[Read "Writing in the Margins," by Scott Thill.]

The Harry Ransom Humanities Research Center (HRC), home of Don DeLillo's papers, was begun as a "center of cultural compass, a research center to be the Bibliothèque Nationale of the only state that started out as an independent nation," by Harry Huntt Ransom in 1957. Since then, the University of Texas and a plethora of private donors have worked to ensure that a highly trained staff of archivists, preservationists and librarians are able to preserve and exhibit some of the nation's greatest art and literary treasures.

As the archivist who processed and arranged DeLillo's papers it saddens me to see that you have used your column to obliterate the difference between those who treasure the lessons of history through art and literature and those who may wreak havoc on our culture. I spent several months of my working life engrossed in DeLillo's writings and personal correspondence. It was my job, duty and pleasure to ensure that the body of work he entrusted to the University of Texas was processed and arranged in such a way that its provenance was preserved. Thus, scholars for generations forth will be able to learn from the primary sources of a great man who has spent his life crafting stories to illuminate his vision of our world and her people.
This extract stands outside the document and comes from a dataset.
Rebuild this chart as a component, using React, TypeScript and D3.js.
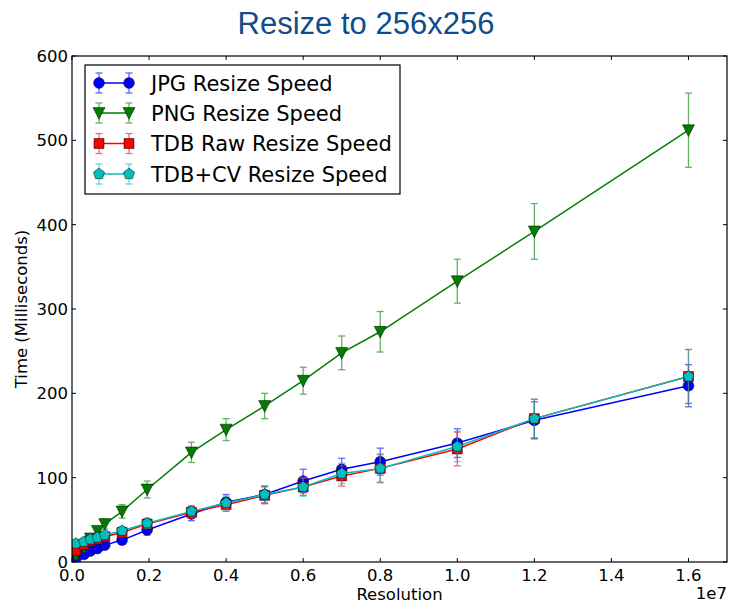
import React from "react";
import * as d3 from "d3";

// Image resolution in pixels (x axis is shown in units of 1e7)
const resolution = [
  100000, 310000, 480000, 660000, 850000, 1300000, 1950000, 3100000,
  4000000, 5000000, 6000000, 7000000, 8000000, 10000000, 12000000, 16000000,
];

// Mean resize time in milliseconds, with error half-widths
const jpgTime = [4, 9, 13, 16, 20, 26, 38, 57, 71, 80, 96, 110, 119, 141, 168, 209];
const jpgErr = [3, 3, 3, 3, 4, 5, 6, 8, 9, 10, 14, 13, 16, 17, 22, 25];

const pngTime = [8, 17, 28, 37, 45, 60, 86, 130, 157, 185, 215, 248, 273, 333, 392, 512];
const pngErr = [4, 4, 5, 5, 6, 8, 10, 12, 13, 15, 16, 20, 24, 26, 33, 44];

const tdbRawTime = [14, 21, 25, 27, 30, 35, 45, 59, 68, 79, 89, 102, 111, 134, 170, 220];
const tdbRawErr = [4, 4, 4, 4, 4, 5, 6, 7, 8, 10, 10, 12, 17, 20, 23, 32];

const tdbCvTime = [22, 24, 27, 29, 32, 37, 46, 60, 70, 80, 89, 105, 111, 137, 170, 220];
const tdbCvErr = [4, 4, 4, 4, 4, 5, 6, 7, 8, 10, 11, 12, 16, 18, 23, 32];

const seriesNames = [
  "JPG Resize Speed",
  "PNG Resize Speed",
  "TDB Raw Resize Speed",
  "TDB+CV Resize Speed",
];

const xTicks = [0, 2e6, 4e6, 6e6, 8e6, 10e6, 12e6, 14e6, 16e6];
const yTicks = [0, 100, 200, 300, 400, 500, 600];

type MarkerKind = "circle" | "triangleDown" | "square" | "pentagon";

const series = [
  { name: seriesNames[0], values: jpgTime, errors: jpgErr, color: "#0000ff", marker: "circle" as MarkerKind },
  { name: seriesNames[1], values: pngTime, errors: pngErr, color: "#007f00", marker: "triangleDown" as MarkerKind },
  { name: seriesNames[2], values: tdbRawTime, errors: tdbRawErr, color: "#ff0000", marker: "square" as MarkerKind },
  { name: seriesNames[3], values: tdbCvTime, errors: tdbCvErr, color: "#00bfbf", marker: "pentagon" as MarkerKind },
];

const W = 732;
const H = 605;
const margin = { left: 72, right: W - 727, top: 56, bottom: H - 562 };
const axisFont = "'DejaVu Sans', sans-serif";

function markerPath(kind: MarkerKind): string {
  if (kind === "circle") {
    const r = 5.4;
    return `M${r},0A${r},${r},0,1,1,${-r},0A${r},${r},0,1,1,${r},0Z`;
  }
  if (kind === "square") {
    const s = 5;
    return `M${-s},${-s}H${s}V${s}H${-s}Z`;
  }
  if (kind === "triangleDown") {
    const s = 6;
    return `M${-s},${-s * 0.9}L${s},${-s * 0.9}L0,${s * 1.05}Z`;
  }
  const r = 5.8;
  const pts = d3.range(5).map((i) => {
    const a = -Math.PI / 2 + (i * 2 * Math.PI) / 5;
    return [r * Math.cos(a), r * Math.sin(a)];
  });
  return "M" + pts.map((p) => p.join(",")).join("L") + "Z";
}

function ErrorBar({ x, y0, y1, color }: { x: number; y0: number; y1: number; color: string }) {
  const cap = 3.5;
  return (
    <g stroke={color} strokeWidth={1.3} opacity={0.6}>
      <line x1={x} x2={x} y1={y0} y2={y1} />
      <line x1={x - cap} x2={x + cap} y1={y0} y2={y0} />
      <line x1={x - cap} x2={x + cap} y1={y1} y2={y1} />
    </g>
  );
}

export default function App() {
  const x = d3.scaleLinear().domain([0, 1.7e7]).range([margin.left, W - margin.right]);
  const y = d3.scaleLinear().domain([0, 600]).range([H - margin.bottom, margin.top]);
  const line = d3
    .line<number>()
    .x((_, i) => x(resolution[i]))
    .y((v) => y(v));

  const x0 = margin.left;
  const x1 = W - margin.right;
  const y0 = H - margin.bottom;
  const y1 = margin.top;
  const tickLen = 4;

  const legend = { left: 85, top: 65, width: 315, height: 129 };
  const rowY = [83, 113, 143.5, 174];

  return (
    <svg
      width={W}
      height={H}
      style={{ position: "absolute", left: 0, top: 0, background: "#fff" }}
    >
      <text
        x={366}
        y={34}
        textAnchor="middle"
        fontFamily="'Liberation Sans', Arial, sans-serif"
        fontSize={31}
        fill="#0f4c8c"
      >
        Resize to 256x256
      </text>

      <defs>
        <clipPath id="plot-area">
          <rect x={x0} y={y1} width={x1 - x0} height={y0 - y1} />
        </clipPath>
      </defs>

      <g clipPath="url(#plot-area)">
        {series.map((s) => (
          <g key={s.name}>
            {s.values.map((v, i) => (
              <ErrorBar
                key={i}
                x={x(resolution[i])}
                y0={y(v - s.errors[i])}
                y1={y(v + s.errors[i])}
                color={s.color}
              />
            ))}
            <path d={line(s.values) || ""} fill="none" stroke={s.color} strokeWidth={1.5} />
            {s.values.map((v, i) => (
              <path
                key={i}
                d={markerPath(s.marker)}
                transform={`translate(${x(resolution[i])},${y(v)})`}
                fill={s.color}
                stroke="#000"
                strokeWidth={0.5}
              />
            ))}
          </g>
        ))}
      </g>

      {/* frame and inward ticks */}
      <rect x={x0} y={y1} width={x1 - x0} height={y0 - y1} fill="none" stroke="#000" strokeWidth={1.2} />
      {xTicks.map((t) => (
        <g key={t}>
          <line x1={x(t)} x2={x(t)} y1={y0} y2={y0 - tickLen} stroke="#000" />
          <line x1={x(t)} x2={x(t)} y1={y1} y2={y1 + tickLen} stroke="#000" />
          <text
            x={x(t)}
            y={y0 + 19}
            textAnchor="middle"
            fontFamily={axisFont}
            fontSize={16.5}
            fill="#000"
          >
            {(t / 1e7).toFixed(1)}
          </text>
        </g>
      ))}
      {yTicks.map((t) => (
        <g key={t}>
          <line x1={x0} x2={x0 + tickLen} y1={y(t)} y2={y(t)} stroke="#000" />
          <line x1={x1} x2={x1 - tickLen} y1={y(t)} y2={y(t)} stroke="#000" />
          <text
            x={x0 - 4}
            y={y(t) + 6}
            textAnchor="end"
            fontFamily={axisFont}
            fontSize={16.5}
            fill="#000"
          >
            {t}
          </text>
        </g>
      ))}
      <text x={x1} y={y0 + 37} textAnchor="end" fontFamily={axisFont} fontSize={16.5} fill="#000">
        1e7
      </text>
      <text
        x={(x0 + x1) / 2}
        y={y0 + 38}
        textAnchor="middle"
        fontFamily={axisFont}
        fontSize={16.5}
        fill="#000"
      >
        Resolution
      </text>
      <text
        transform={`translate(27,${(y0 + y1) / 2}) rotate(-90)`}
        textAnchor="middle"
        fontFamily={axisFont}
        fontSize={16.5}
        fill="#000"
      >
        Time (Milliseconds)
      </text>

      {/* legend */}
      <rect
        x={legend.left}
        y={legend.top}
        width={legend.width}
        height={legend.height}
        fill="#fff"
        stroke="#000"
        strokeWidth={1.2}
      />
      {series.map((s, i) => {
        const ry = rowY[i];
        const lx0 = 99;
        const lx1 = 129;
        return (
          <g key={s.name}>
            <ErrorBar x={lx0} y0={ry - 10} y1={ry + 10} color={s.color} />
            <ErrorBar x={lx1} y0={ry - 10} y1={ry + 10} color={s.color} />
            <line x1={lx0} x2={lx1} y1={ry} y2={ry} stroke={s.color} strokeWidth={1.5} />
            {[lx0, lx1].map((mx) => (
              <path
                key={mx}
                d={markerPath(s.marker)}
                transform={`translate(${mx},${ry})`}
                fill={s.color}
                stroke="#000"
                strokeWidth={0.5}
              />
            ))}
            <text x={151} y={ry + 7.5} fontFamily={axisFont} fontSize={21} fill="#000">
              {s.name}
            </text>
          </g>
        );
      })}
    </svg>
  );
}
It is true that DeLillo is a New Yorker, but a New York institution did not come forward to house his papers. A Texas institution recognized his influence on American culture and cared enough to step up, purchase his papers, and provide a permanent and safe home for this important collection. I understand (and share) your disgust regarding Bush's reelection, but to use that as a catalyst to degrade the fact that a Texas institution received Don DeLillo's archive is a sophomoric jab. To conflate the whole of the state of Texas with George W. Bush demonstrates, at best, intellectual dishonesty and basic ignorance. At worst, it shows exactly the kind of closed-mindedness that you believe makes Austin a city less worthy to house DeLillo's collection than New York, Yonkers, or Newark. Beware that provincialism comes with more faces than those shown in the South or in supposed "red states." Not everyone in Texas is benighted and toothless, and the stereotypical resident of Crawford is not representative of the state. In fact, even Crawford has a few residents who see beyond the media shine of their pseudo-hometown boy.

Here are the Web sites to the HRC and the Web page outlining its history.

If you have not seen it, the finding aid for DeLillo's collection may also be found here.

The finding aid is an interesting document to read, at least for those of us who find literary archives, regardless of location, to be fascinating capsules of history. Other notable collection finding aids that are available online include those for Ernest Hemingway, E.E. Cummings, Virginia Woolf, and James Joyce.

If you ever make it to Austin I would be happy to show you around and perhaps open your mind to the idea that there can be goodness, beauty and culture (sometimes even in the variety of hipper-than-hip cool) in Texas.